According to The Encyclopedia of Science Fiction, “Lost Worlds” is a term that “covers lost races, lost cities, lost lands: all the enclaves of mystery in a rapidly shrinking world that featured so largely in the sf of the late 19th and early 20th centuries” (Clute and Nichols, 734-735). King Solomon’s Mines not only fits squarely into this definition, it is among the first—and is certainly the first popular—novels to use the “lost world” setting archetype.

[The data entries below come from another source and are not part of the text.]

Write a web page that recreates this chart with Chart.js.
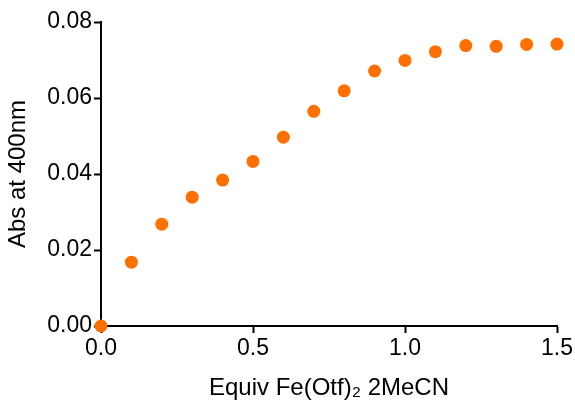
<!DOCTYPE html>
<html>
<head>
<meta charset="utf-8">
<script src="https://cdn.jsdelivr.net/npm/chart.js@4"></script>
<style>
  html, body { margin: 0; padding: 0; background: #fff; }
  #wrap { width: 575px; height: 403px; }
</style>
</head>
<body>
<div id="wrap"><canvas id="abs" width="575" height="403"></canvas></div>
<script>
// equivalents of Fe(OTf)2 added vs absorbance at 400 nm
var equiv = [0, 0.1, 0.2, 0.3, 0.4, 0.5, 0.6, 0.7, 0.8, 0.9, 1.0, 1.1, 1.2, 1.3, 1.4, 1.5];
var absorbance = [0, 0.0168, 0.0268, 0.0339, 0.0384, 0.0433, 0.0497, 0.0565, 0.0619, 0.0671, 0.0699, 0.0722, 0.0738, 0.0736, 0.0741, 0.0742];
var xTicks = [0, 0.5, 1.0, 1.5];
var yTicks = [0, 0.02, 0.04, 0.06, 0.08];

var font = "'Liberation Sans', Arial, sans-serif";
Chart.defaults.font.family = font;
Chart.defaults.color = '#000';

var pts = equiv.map(function (x, i) { return { x: x, y: absorbance[i] }; });

var absCanvas = document.getElementById('abs');
var absChart = new Chart(absCanvas, {
  type: 'scatter',
  data: {
    datasets: [{
      data: pts,
      backgroundColor: '#ff7000',
      borderColor: '#ff7000',
      pointRadius: 6.5,
      pointBorderWidth: 0,
      clip: false
    }]
  },
  options: {
    responsive: false,
    animation: false,
    layout: { padding: { top: 22, right: 18, left: 0, bottom: 0 } },
    plugins: {
      legend: { display: false },
      tooltip: { enabled: false }
    },
    scales: {
      x: {
        type: 'linear',
        min: 0,
        max: 1.5,
        afterBuildTicks: function (s) { s.ticks = xTicks.map(function (v) { return { value: v }; }); },
        afterFit: function (s) { s.height = 77; },
        border: { display: true, color: '#000', width: 2 },
        grid: { drawOnChartArea: false, drawTicks: true, tickLength: 7, tickColor: '#000', tickWidth: 2 },
        ticks: {
          font: { size: 23 },
          padding: 2,
          maxRotation: 0,
          callback: function (v) { return v.toFixed(1); }
        },
        title: {
          display: true,
          text: 'Equiv Fe(Otf)\u2082 2MeCN',
          font: { size: 24 },
          padding: { top: 2, bottom: 0 }
        }
      },
      y: {
        type: 'linear',
        min: 0,
        max: 0.08,
        afterBuildTicks: function (s) { s.ticks = yTicks.map(function (v) { return { value: v }; }); },
        afterFit: function (s) { s.width = 101; },
        border: { display: true, color: '#000', width: 2 },
        grid: { drawOnChartArea: false, drawTicks: true, tickLength: 7, tickColor: '#000', tickWidth: 2 },
        ticks: {
          font: { size: 23 },
          padding: 2,
          callback: function (v) { return v.toFixed(2); }
        },
        title: {
          display: true,
          text: 'Abs at 400nm',
          font: { size: 24 },
          padding: { top: 4, bottom: 0 }
        }
      }
    }
  }
});
</script>
</body>
</html>
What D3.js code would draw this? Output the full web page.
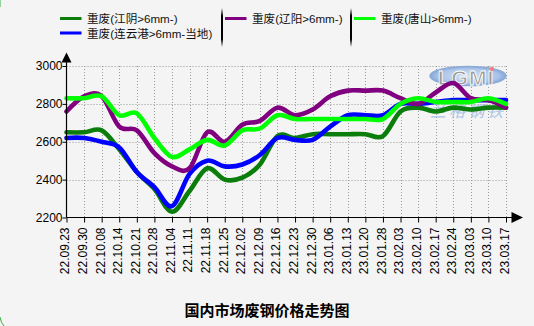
<!DOCTYPE html>
<html>
<head>
<meta charset="utf-8">
<script src="https://cdn.jsdelivr.net/npm/d3@7"></script>
<style>
  html, body { margin: 0; padding: 0; background: #ffffff; }
  svg { display: block; }
  text { font-family: "Liberation Sans", Arial, "Noto Sans CJK SC", sans-serif; }
</style>
</head>
<body>
<svg id="chart" width="534" height="326"></svg>
<script>
// Weekly dates (yy.mm.dd)
const dates = ["22.09.23","22.09.30","22.10.08","22.10.14","22.10.21","22.10.28","22.11.04","22.11.11",
  "22.11.18","22.11.25","22.12.02","22.12.09","22.12.16","22.12.23","22.12.30","23.01.06","23.01.13",
  "23.01.20","23.01.28","23.02.03","23.02.10","23.02.17","23.02.24","23.03.03","23.03.10","23.03.17"];

// Heavy scrap prices, yuan/t
const jiangyin    = [2650,2650,2660,2560,2440,2350,2230,2340,2460,2400,2410,2480,2630,2620,2640,2640,2640,2640,2630,2760,2780,2760,2780,2770,2780,2780];
const lianyungang = [2620,2620,2600,2570,2440,2360,2260,2430,2500,2470,2480,2530,2620,2610,2610,2680,2740,2740,2740,2800,2800,2810,2820,2820,2820,2820];
const liaoyang    = [2760,2840,2840,2680,2660,2540,2470,2460,2650,2600,2690,2710,2780,2740,2770,2840,2870,2870,2870,2830,2800,2860,2910,2830,2820,2780];
const tangshan    = [2830,2830,2840,2740,2750,2620,2520,2560,2610,2580,2660,2670,2740,2720,2720,2720,2720,2720,2720,2800,2830,2810,2810,2810,2830,2800];

const yTicks = [2200, 2400, 2600, 2800, 3000];

const seriesNames  = ["重废(江阴>6mm-)", "重废(连云港>6mm-当地)", "重废(辽阳>6mm-)", "重废(唐山>6mm-)"];
const seriesValues = [jiangyin, lianyungang, liaoyang, tangshan];
const seriesColors = ["#0a7d0a", "#0000ff", "#800080", "#00ff00"];

const title = "国内市场废钢价格走势图";

const svg = d3.select("#chart");
const W = 534, H = 326;

// panel background
svg.append("rect").attr("width", W).attr("height", H).attr("fill", "#f4f4f4");
svg.append("path").attr("d", "M0,317 Q1,323 4,326").attr("fill", "none").attr("stroke", "#3cb043").attr("stroke-width", 1);
svg.append("path").attr("d", "M0,0 L0,7").attr("fill", "none").attr("stroke", "#3cb043").attr("stroke-width", 1);

const x = d3.scalePoint().domain(dates).range([66.5, 506]);
const y = d3.scaleLinear().domain([2200, 3000]).range([217.5, 66]);

// dotted grid
const grid = svg.append("g").attr("stroke", "#999").attr("stroke-width", 1).attr("stroke-dasharray", "1,2");
grid.selectAll(".gv").data(dates.slice(1)).join("line")
  .attr("x1", d => Math.round(x(d)) + 0.5).attr("x2", d => Math.round(x(d)) + 0.5)
  .attr("y1", y(3000)).attr("y2", y(2200));
grid.selectAll(".gh").data(yTicks.slice(1)).join("line")
  .attr("x1", x(dates[0])).attr("x2", x(dates[dates.length - 1]))
  .attr("y1", d => Math.round(y(d)) + 0.5).attr("y2", d => Math.round(y(d)) + 0.5);

// watermark logo
const wm = svg.append("g");
const grad = svg.append("defs").append("radialGradient").attr("id", "lg");
grad.append("stop").attr("offset", "0%").attr("stop-color", "#d6e3f5");
grad.append("stop").attr("offset", "80%").attr("stop-color", "#a9c3e8");
grad.append("stop").attr("offset", "100%").attr("stop-color", "#86a7d8");
wm.append("ellipse").attr("cx", 468).attr("cy", 76).attr("rx", 38).attr("ry", 9.5)
  .attr("fill", "url(#lg)").attr("stroke", "#8eabd8").attr("stroke-width", 1.5);
wm.append("text").attr("x", 466).attr("y", 85).attr("text-anchor", "middle")
  .attr("font-size", 21).attr("font-weight", "bold").attr("letter-spacing", 1)
  .attr("fill", "#9a9a9a").attr("stroke", "#ffffff").attr("stroke-width", 0.8)
  .text("LGMI");
wm.append("circle").attr("cx", 492).attr("cy", 69).attr("r", 2.2).attr("fill", "#f08080");
wm.append("text").attr("x", 468).attr("y", 117).attr("text-anchor", "middle")
  .attr("font-family", "Noto Sans CJK SC").attr("font-size", 16).attr("font-style", "italic")
  .attr("letter-spacing", 3).attr("fill", "#a3bce3").attr("opacity", 0.85)
  .text("兰格钢铁");

// series lines
const line = d3.line().x((d, i) => x(dates[i])).y(d => y(d)).curve(d3.curveCatmullRom.alpha(0));
svg.append("g").selectAll("path").data(seriesValues).join("path")
  .attr("d", d => line(d))
  .attr("fill", "none")
  .attr("stroke", (d, i) => seriesColors[i])
  .attr("stroke-width", 4.6)
  .attr("stroke-linejoin", "round")
  .attr("stroke-linecap", "round");

// axes
const yAxis = svg.append("g").attr("transform", `translate(${x(dates[0])},0)`)
  .call(d3.axisLeft(y).tickValues(yTicks).tickFormat(d3.format("d")).tickSize(4).tickPadding(0));
yAxis.select(".domain").remove();
yAxis.selectAll("text").attr("font-size", 12).attr("fill", "#000").attr("font-family", "Liberation Sans, Arial");
yAxis.selectAll("line").attr("stroke", "#000");

const xAxis = svg.append("g").attr("transform", `translate(0,${y(2200)})`)
  .call(d3.axisBottom(x).tickSize(5));
xAxis.select(".domain").remove();
xAxis.selectAll("line").attr("stroke", "#000");
xAxis.selectAll("text")
  .attr("font-size", 12).attr("fill", "#000").attr("font-family", "Liberation Sans, Arial")
  .attr("text-anchor", "end")
  .attr("transform", "rotate(-90)")
  .attr("x", -10).attr("y", 0).attr("dy", "0.2em");

// axis lines with arrows
const x0 = x(dates[0]);
svg.append("line").attr("x1", x0).attr("x2", x0).attr("y1", y(2200)).attr("y2", 60)
  .attr("stroke", "#000").attr("stroke-width", 1.2);
svg.append("path").attr("d", `M${x0},52.5 L${x0 - 5},62.5 L${x0 + 5},62.5 Z`).attr("fill", "#000");
svg.append("line").attr("x1", x0).attr("x2", 513).attr("y1", y(2200)).attr("y2", y(2200))
  .attr("stroke", "#000").attr("stroke-width", 1.2);
svg.append("path").attr("d", `M523,${y(2200)} L511.5,${y(2200) - 5.5} L511.5,${y(2200) + 5.5} Z`).attr("fill", "#000");

// legend
const sepGrad = svg.select("defs").append("linearGradient").attr("id", "sep")
  .attr("x1", 0).attr("y1", 0).attr("x2", 0).attr("y2", 1);
sepGrad.append("stop").attr("offset", "0%").attr("stop-color", "#f4f4f4");
sepGrad.append("stop").attr("offset", "20%").attr("stop-color", "#000");
sepGrad.append("stop").attr("offset", "80%").attr("stop-color", "#000");
sepGrad.append("stop").attr("offset", "100%").attr("stop-color", "#f4f4f4");

const legendItems = [
  { idx: 0, sx: 60, ty: 18.5 },
  { idx: 1, sx: 60, ty: 33 },
  { idx: 2, sx: 225, ty: 18.5 },
  { idx: 3, sx: 354, ty: 18.5 }
];
const legend = svg.append("g");
legend.selectAll("line.sw").data(legendItems).join("line")
  .attr("x1", d => d.sx).attr("x2", d => d.sx + 21.5)
  .attr("y1", d => d.ty).attr("y2", d => d.ty)
  .attr("stroke", d => seriesColors[d.idx]).attr("stroke-width", 3);
legend.selectAll("text").data(legendItems).join("text")
  .attr("x", d => d.sx + 27).attr("y", d => d.ty + 4.5)
  .attr("font-size", 11.6).attr("fill", "#111")
  .attr("font-family", "Noto Sans CJK SC, Liberation Sans")
  .text(d => seriesNames[d.idx]);
[222, 351].forEach(sx => {
  legend.append("rect").attr("x", sx - 1).attr("y", 8).attr("width", 2).attr("height", 39).attr("fill", "url(#sep)");
});

// title
svg.append("text").attr("x", 267).attr("y", 316).attr("text-anchor", "middle")
  .attr("font-family", "Noto Sans CJK SC").attr("font-weight", "bold").attr("font-size", 15)
  .attr("fill", "#000").text(title);
</script>
</body>
</html>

Lost world fiction is connected to science fiction in that “These works are also distinguishable from earlier travellers’ tales [such as Swift’s Gulliver’s Travels] by their much greater ‘scientific’ content. The new sciences of geology, anthropology and, above all, archaeology had a considerable influence on Verne, Haggard, and their successors” (Clute and Nichols, 735). Haggard is credited with writing the first romantic adventures set in a lost world with his King Solomon’s Mines (1885), its sequel Allan Quatermain (1887), and She (1887). There were other, less famous lost world novels, as well as Sir Arthur Conan Doyle’s appropriately-titled The Lost World published in 1912. After Doyle, the lost world story fell out of favor, not to be rediscovered by the popular consciousness until the 1933 film King Kong. That same year, James Hilton published another lost world novel, Lost Horizon, which became a bestseller.
Since that time, the lost world story has once again faded from popular culture, occasionally to be resurrected but never again becoming long-running trend as it was in the late 19th century.